To answer this question you need to focus on and analyse the
impact of the death of Mr. Mallard on his wife, Mrs. Mallard. After the initial shock of the
news, Mrs. Mallard sits in her room and some kind of realisation or epiphany comes to
her:
When she abandoned
herself a little whispered word escaped her slightly parted lips. She said it over and over under
her breath: "free, free,
free!"
Although she fears this is a
"monstrous joy," she quickly dismisses this idea and we are shown how oppressed and stifled she
was as a woman through her marriage in a patriarchal society. It wasn't that her husband beat her
or deliberately mistreated her, but her new-found situation makes her realise how much she had
not been free:
There
would no be one to live for her during those coming years; she would live for herself.
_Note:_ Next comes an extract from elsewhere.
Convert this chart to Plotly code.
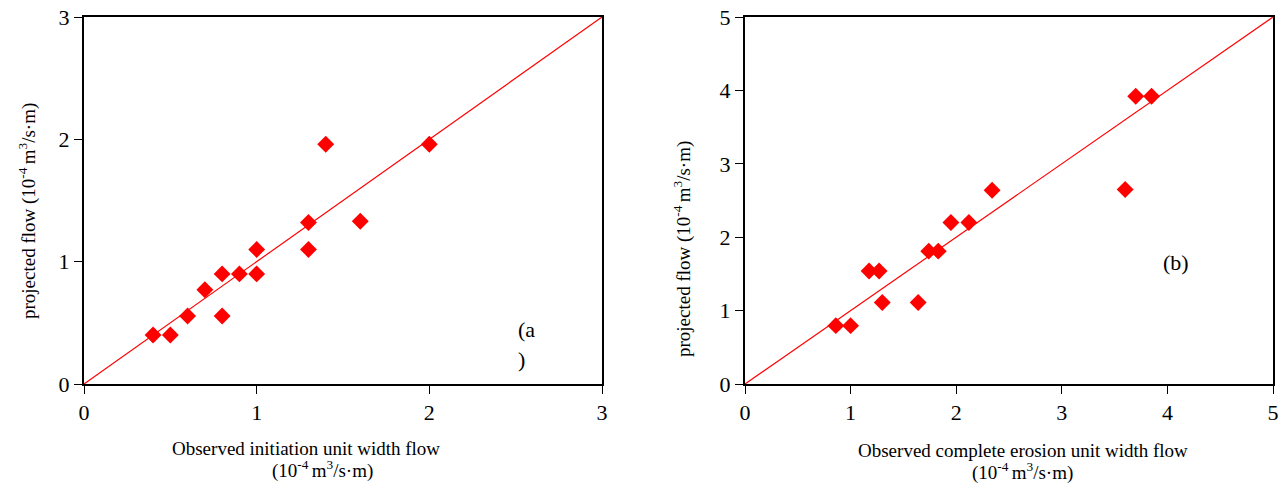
import plotly.graph_objects as go

# Panel (a): observed initiation vs projected
obs_a = [0.4, 0.5, 0.6, 0.7, 0.8, 0.8, 0.9, 1.0, 1.0, 1.3, 1.3, 1.4, 1.6, 2.0]
pred_a = [0.40, 0.40, 0.556, 0.77, 0.90, 0.556, 0.90, 0.90, 1.10, 1.32, 1.10, 1.96, 1.33, 1.96]

# Panel (b): observed complete erosion vs projected
obs_b = [0.86, 1.00, 1.175, 1.27, 1.30, 1.64, 1.74, 1.83, 1.95, 2.12, 2.34, 3.60, 3.70, 3.85]
pred_b = [0.795, 0.795, 1.54, 1.54, 1.11, 1.11, 1.81, 1.81, 2.20, 2.20, 2.64, 2.65, 3.92, 3.92]

line_a = [0, 3]
line_b = [0, 5]
ticks_a = [0, 1, 2, 3]
ticks_b = [0, 1, 2, 3, 4, 5]

FONT = "Liberation Serif"
W, H = 1286, 485

fig = go.Figure()
mk = dict(symbol="diamond", size=13, color="#ff0000")
fig.add_trace(go.Scatter(x=line_a, y=line_a, mode="lines", line=dict(color="#ff0000", width=1.2),
                         xaxis="x", yaxis="y", showlegend=False))
fig.add_trace(go.Scatter(x=obs_a, y=pred_a, mode="markers", marker=mk,
                         xaxis="x", yaxis="y", showlegend=False, cliponaxis=False))
fig.add_trace(go.Scatter(x=line_b, y=line_b, mode="lines", line=dict(color="#ff0000", width=1.2),
                         xaxis="x2", yaxis="y2", showlegend=False))
fig.add_trace(go.Scatter(x=obs_b, y=pred_b, mode="markers", marker=mk,
                         xaxis="x2", yaxis="y2", showlegend=False, cliponaxis=False))

ydom = [1 - 384 / H, 1 - 17 / H]
axcommon = dict(showgrid=False, zeroline=False, showline=True, linecolor="black", linewidth=2,
                mirror=True, ticks="outside", ticklen=8, tickcolor="black", tickwidth=1,
                automargin=False,
                tickfont=dict(family=FONT, size=22, color="black"))

fig.update_layout(
    width=W, height=H,
    margin=dict(l=0, r=0, t=0, b=0),
    plot_bgcolor="white", paper_bgcolor="white",
    font=dict(family=FONT, color="black"),
    xaxis=dict(domain=[84 / W, 602 / W], range=[0, 3], tickvals=ticks_a, anchor="y", **axcommon),
    yaxis=dict(domain=ydom, range=[0, 3], tickvals=ticks_a, anchor="x", **axcommon),
    xaxis2=dict(domain=[745 / W, 1273 / W], range=[0, 5], tickvals=ticks_b, anchor="y2", **axcommon),
    yaxis2=dict(domain=ydom, range=[0, 5], tickvals=ticks_b, anchor="x2", **axcommon),
)

unit = "(10<sup>-4 </sup>m<sup>3</sup>/s·m)"
tf = dict(family=FONT, size=19, color="black")
ann = [
    dict(x=306 / W, y=1 - 448 / H, text="Observed initiation unit width flow"),
    dict(x=322 / W, y=1 - 469 / H, text=unit),
    dict(x=1023 / W, y=1 - 450 / H, text="Observed complete erosion unit width flow"),
    dict(x=1023 / W, y=1 - 471 / H, text=unit),
]
annots = []
for a in ann:
    annots.append(dict(xref="paper", yref="paper", showarrow=False, font=tf,
                       xanchor="center", yanchor="middle", **a))
annots.append(dict(xref="paper", yref="paper", x=27 / W, y=1 - 211 / H, text="projected flow " + unit,
                   textangle=-90, showarrow=False, font=tf, xanchor="center", yanchor="middle"))
annots.append(dict(xref="paper", yref="paper", x=683 / W, y=1 - 249 / H, text="projected flow " + unit,
                   textangle=-90, showarrow=False, font=tf, xanchor="center", yanchor="middle"))
lf = dict(family=FONT, size=22, color="black")
annots.append(dict(xref="paper", yref="paper", x=516 / W, y=1 - 329 / H, text="(a", showarrow=False,
                   font=lf, xanchor="left", yanchor="middle"))
annots.append(dict(xref="paper", yref="paper", x=516 / W, y=1 - 359 / H, text=")", showarrow=False,
                   font=lf, xanchor="left", yanchor="middle"))
annots.append(dict(xref="paper", yref="paper", x=1161 / W, y=1 - 262 / H, text="(b)", showarrow=False,
                   font=lf, xanchor="left", yanchor="middle"))
fig.update_layout(annotations=annots)

fig.write_html("out.html")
There
would be no powerful will bending hers in that blind persistence with which men and women believe
they have a right to impose a private will upon a
fellow-creature.
It is this discovery
of freedom on the part of Mrs. Mallard that makes this short story so profound in terms of it
being an act of female liberation - Mrs. Mallard comes to see how restrictive marriage is and
begins to look forward to her new stage of life where she can "live for herself" without feeling
subjected to a patriarchal institution. No wonder, then, that having made this discovery, the
sudden return to it should be enough to shock her into death.